Published Letters: 121     Editor's Choice: 4

  • The Big State Argument

    [Read the article: What Pennsylvania tells us]
    [Read more letters about this article: Here]

    The argument that Hillary and supporters keep making is that superdelegates should declare for her, regardless of popular vote because she has demonstrated that she can win the big electoral states with victories in California, New York, Texas, Florida, Ohio, Michigan and now Pennsylvania.

    But if (and I wish the press would) break this down the whole argument is very weak. Their argument makes the premise that California and New York won't break democratic if Obama is the candidate, which is just silly. Those two states will be Democratic come November, regardless of candidate. Texas goes Republican, no matter who the Dem candidate is so you can toss those numbers out of the mix. Florida is a toss up, it could go Republican or Democratic, with Hillary on the ticket one has to consider the snow bird vote, the retirees from New England, the rust belt and Pennsylvania now living down there, with Obama, the black vote (which is traditionally low) become significant. Florida is a toss up. Pennsylvania is also a swing state but one turning blue, I live in one of those four Philly suburban counties they always speak of and when I moved here in '88 it was as Republican as it gets, now I think the Reds only have the majority in one county and demographics point to them losing that in a few years. I think PA swings Democratic regardless of candidate.

    Then there is Michigan. It's hard to tell how Obama would do there since he wasn't even on the ballot - and with no one opposing her 40% still voted against Hillary. One would have to assume, based on Obama's campaigns in other rust belt states that he would have made it a tight race, especially with his appeal to blacks (which would deliver Detroit) and young voters, UoM, Michigan State, Western Michigan, Eastern Michigan and the other colleges. I would toss Michigan up to either candidate in a primary and, as it has in the past, to a Democrat in the general election.

    That leaves Ohio. Ohio went red in 2004 but not by much and one can argue that with Clinton's appeal to blue collar voters she would carry the state in a general where Obama would not. But Obama makes up for those lost 20 electoral votes by carrying Missouri and potentially Virginia, which is turning blue, which would bring in 23 votes combined. Obama also has the potential to carry a few southern states with the black vote which Hillary would not.

    So if the only electoral map shakeup Hillary does is bring in 20 votes in Ohio the whole argument is moot. Obama has the potential to change the electoral map, spreading Democratic power into states that haven't gone Democratic since the Johnson administration. And the electoral votes gained would be far significant (10-15) over what Hillary could bring in.

  • @odog

    [Read the article: What Pennsylvania tells us]
    [Read more letters about this article: Here]

    Florida and Michigan can be ignored because they broke party rules and suffered the consequences and because all the candidates agreed before the race to abide by the punishment the DNC dished out to them.

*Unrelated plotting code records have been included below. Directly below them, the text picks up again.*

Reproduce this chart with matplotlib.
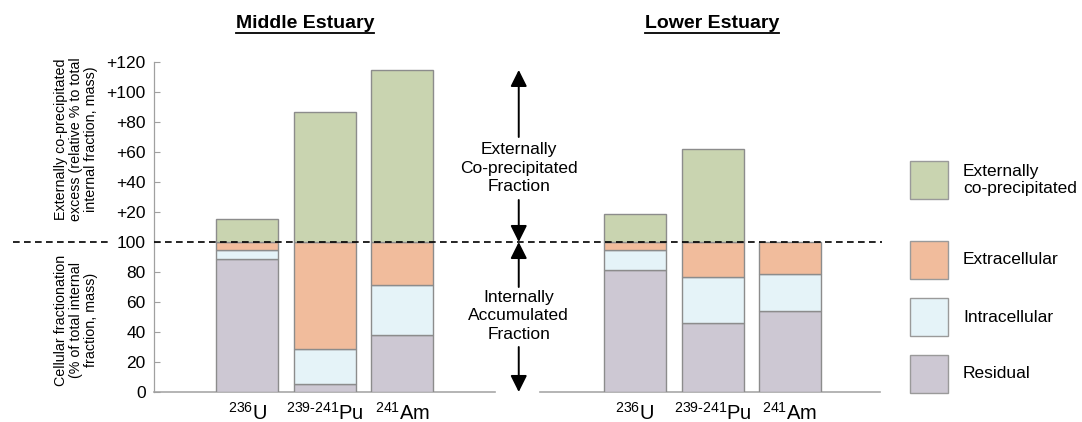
import matplotlib
matplotlib.use("Agg")
import matplotlib.pyplot as plt
from matplotlib.lines import Line2D
from matplotlib.patches import Rectangle
import numpy as np

plt.rcParams['font.family'] = ['Liberation Sans', 'DejaVu Sans']
plt.rcParams['mathtext.fontset'] = 'custom'
plt.rcParams['mathtext.rm'] = 'Liberation Sans'

# ---- data -------------------------------------------------------------
sites = ["Middle Estuary", "Lower Estuary"]
isotopes = [r"$\mathregular{^{236}U}$", r"$\mathregular{^{239\text{-}241}Pu}$",
            r"$\mathregular{^{241}Am}$"]

# % of total internal fraction (U, Pu, Am)
residual_mid = [89, 5.5, 38]
intracellular_mid = [6, 23, 33.5]
extracellular_mid = [5, 71.5, 28.5]
external_mid = [15.5, 87, 115]

residual_low = [81.5, 46, 54]
intracellular_low = [13.5, 31, 25]
extracellular_low = [5, 23, 21]
external_low = [18.5, 62, 0]

series_names = ["Externally\nco-precipitated", "Extracellular", "Intracellular", "Residual"]
series_colors = ["#c9d4b0", "#f1bc9c", "#e5f3f8", "#cdc8d3"]

ytick_values = [0, 20, 40, 60, 80, 100, 120, 140, 160, 180, 200, 220]
ytick_labels = ["0", "20", "40", "60", "80", "100",
                "+20", "+40", "+60", "+80", "+100", "+120"]

# ---- figure -----------------------------------------------------------
W, H = 1082, 422
fig = plt.figure(figsize=(W / 100, H / 100), dpi=100)


def fx(px):
    return px / W


def fy(py):
    return 1 - py / H


ax = fig.add_axes([fx(154), fy(392), fx(880) - fx(154), (392 - 62) / H])
ax.set_xlim(-1.206, 8.161)
ax.set_ylim(0, 220)

pos_mid = np.array([0, 1, 2])
pos_low = np.array([5, 6, 7])
positions = np.concatenate([pos_mid, pos_low])
residual = np.array(residual_mid + residual_low)
intra = np.array(intracellular_mid + intracellular_low)
extra = np.array(extracellular_mid + extracellular_low)
external = np.array(external_mid + external_low)

edge = "#8c8c8c"
bw = 0.8
kw = dict(width=bw, edgecolor=edge, linewidth=1.0, zorder=2)
ax.bar(positions, residual, color=series_colors[3], **kw)
ax.bar(positions, intra, bottom=residual, color=series_colors[2], **kw)
ax.bar(positions, extra, bottom=residual + intra, color=series_colors[1], **kw)
ext_mask = external > 0
ax.bar(positions[ext_mask], external[ext_mask],
       bottom=(residual + intra + extra)[ext_mask], color=series_colors[0], **kw)

# axes styling
for s in ["top", "right", "bottom"]:
    ax.spines[s].set_visible(False)
ax.spines["left"].set_color("#a0a0a0")
ax.spines["left"].set_linewidth(0.9)
ax.set_yticks(ytick_values)
ax.set_yticklabels(ytick_labels, fontsize=12.5)
ax.tick_params(axis="y", direction="in", length=4, color="#a0a0a0", pad=6)
ax.set_xticks(positions)
ax.set_xticklabels(isotopes * 2, fontsize=14.5)
ax.tick_params(axis="x", length=0, pad=7)

# baseline with a gap for the central arrow
ax.plot([-1.206, 3.19], [0, 0], color="#a8a8a8", lw=1.2, clip_on=False, zorder=1)
ax.plot([3.77, 8.161], [0, 0], color="#a8a8a8", lw=1.2, clip_on=False, zorder=1)

# dashed 100 % reference line across the figure (broken around the "100" label)
dash = dict(color="black", lw=1.2, linestyle=(0, (4, 2.6)), zorder=5)
fig.add_artist(Line2D([fx(13), fx(112)], [fy(242), fy(242)], **dash))
fig.add_artist(Line2D([fx(154), fx(882)], [fy(242), fy(242)], **dash))

# central arrows and annotations
ap = dict(arrowstyle="-|>,head_length=1.0,head_width=0.5", color="black",
          lw=1.4, shrinkA=0, shrinkB=0)
ax.annotate("", xy=(3.5, 214.7), xytext=(3.5, 170), arrowprops=ap)
ax.annotate("", xy=(3.5, 100), xytext=(3.5, 128), arrowprops=ap)
ax.annotate("", xy=(3.5, 100), xytext=(3.5, 70), arrowprops=ap)
ax.annotate("", xy=(3.5, 0), xytext=(3.5, 30), arrowprops=ap, annotation_clip=False)
ax.text(3.5, 149.3, "Externally\nCo-precipitated\nFraction", ha="center", va="center",
        fontsize=12.5, linespacing=1.3)
ax.text(3.5, 50.7, "Internally\nAccumulated\nFraction", ha="center", va="center",
        fontsize=12.5, linespacing=1.3)

# y-axis descriptions
fig.text(fx(76), fy(139), "Externally co-precipitated\nexcess (relative % to total\ninternal fraction, mass)",
         rotation=90, ha="center", va="center", multialignment="center",
         fontsize=10.3, linespacing=1.05)
fig.text(fx(76), fy(320), "Cellular fractionation\n(% of total internal\nfraction, mass)",
         rotation=90, ha="center", va="center", multialignment="center",
         fontsize=10.3, linespacing=1.05)

# panel titles, bold and underlined
renderer = fig.canvas.get_renderer()
for name, cx in zip(sites, [305, 712]):
    t = fig.text(fx(cx), fy(23), name, ha="center", va="center",
                 fontsize=14, fontweight="bold")
    bb = t.get_window_extent(renderer=renderer)
    y_ul = fy(32.5)
    fig.add_artist(Line2D([bb.x0 / W, bb.x1 / W], [y_ul, y_ul], color="black", lw=1.3))

# legend
box_tops = [161, 241, 298, 355]
box_size = 38
for name, col, top in zip(series_names, series_colors, box_tops):
    fig.add_artist(Rectangle((fx(910), fy(top + box_size)), box_size / W, box_size / H,
                             transform=fig.transFigure, facecolor=col,
                             edgecolor="#9a9a9a", lw=1.0))
    fig.text(fx(963), fy(top + box_size / 2), name, ha="left", va="center",
             fontsize=12.5, linespacing=1.1)

fig.savefig("out.png", dpi=100)
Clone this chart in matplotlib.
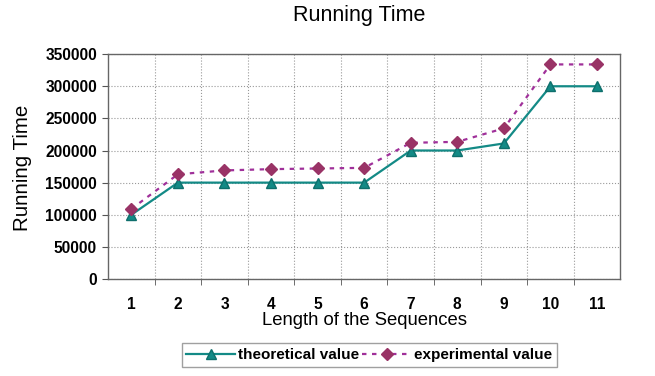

    I thought that was pretty obvious.

  • @odog

    [Read the article: What Pennsylvania tells us]
    [Read more letters about this article: Here]

    The people denying the Michigan and Florida peeps a voice are the local democratic parties who decided to break DNC rules and knew full well the consequences they would suffer from it.

    You know, you can't reward bad behavior, sends the wrong message to the other kids.

  • @odog

    [Read the article: What Pennsylvania tells us]
    [Read more letters about this article: Here]

    I'm not claiming the solution makes sense, what would have made sense is what the RNC did to punish their local parties - reduce their delegates by, I think, half.

    But in the end, the DNC went draconian and all candidates at the time agreed to abide by the edict passed down on those two states. And now, when changing the ruling would obviously (though maybe not so) be beneficial to one candidate than to the other it is clear why the one candidate cries disenfranchisement and the other humbly submits to the DNC ruling.

    Of course no one in the DNC saw this coming because before the primaries had started Hillary was pre-ordained and all thought it'd be over by Super Tuesday. But, as it turned out, she didn't close the deal on Super Tuesday and hadn't thought beyond it and has been playing catch up since, scrambling to keep the campaign alive.

    So the rules were good last summer, not so much this spring. But you just can't change them because they are to your disliking.